Tampa Bay Lightning: The Ning won the Cup in 2004 and since then they've made curious personnel decisions. The Ning set the bar high with that Cup win and Head Coach John Tortorella went from merely a maniac coach to downright psycho. He may not be the first head coach to go this season, but I don't believe Tortorella lasts until the end of the season. He'll be an easy scapegoat because of the curious decision to lock up $20 million of cap space among three forwards. What, the rest of the team isn't important? The goaltending is odd as well. They picked up Marc Denis from the Blue Jackets because Tortorella ran Grahame out of town. Is Denis an upgrade? Not bloody likely. The Ning could maybe use a change of pace behind the bench, but this is a team in partially in cap jail right now. The Ning backed into the playoffs last year and went out in one round. I can't see how this year will be much different for them.

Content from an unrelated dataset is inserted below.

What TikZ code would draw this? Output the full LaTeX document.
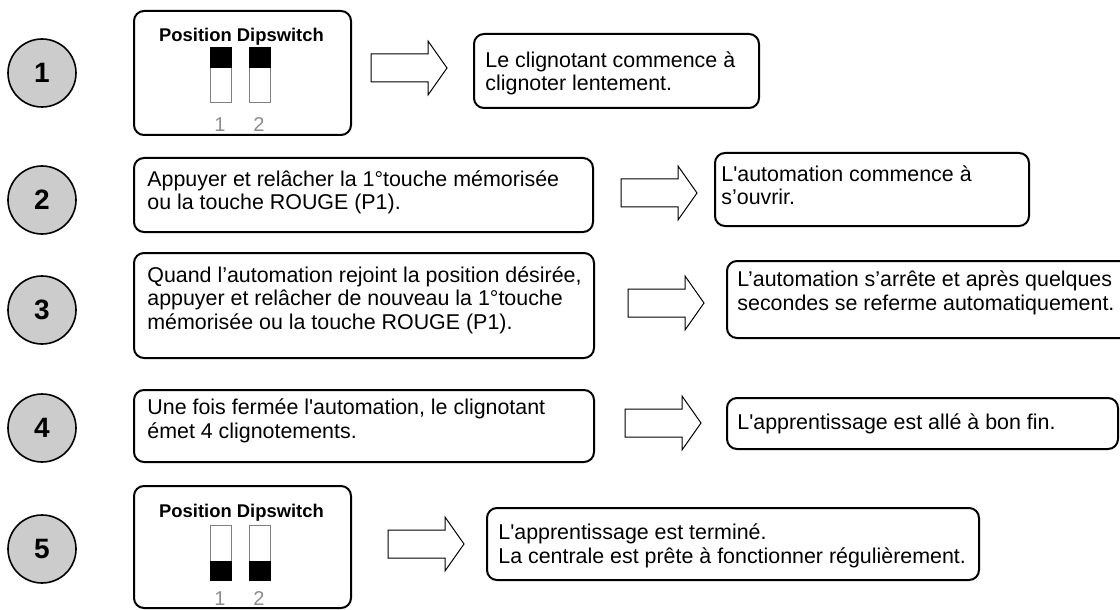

Washington Capitals: I've already written a lot about what the Caps are bringing into this season so I'll try to keep this short. The Caps have too many rookies, too many sophomores, and too many players coming off of some sort of career year to be considered a contender this season. This is year #2 of the rebuilding project. I wouldn't be surprised at all to see the Caps take a step back this season. Our fortunes will rise and fall on Olie Kolzig's goaltending. A.O. will be fun to watch. And if the team can maintain the intensity it had down the stretch last season, they could finish as high as 10th, maybe, just maybe 9th. Talk about the playoffs is nice, but too much has to go right for this team to even make the playoffs. If the plan holds together, the Caps are two more years away from being a serious threat to make the playoffs again.

Now let's drop the puck and get the season started already.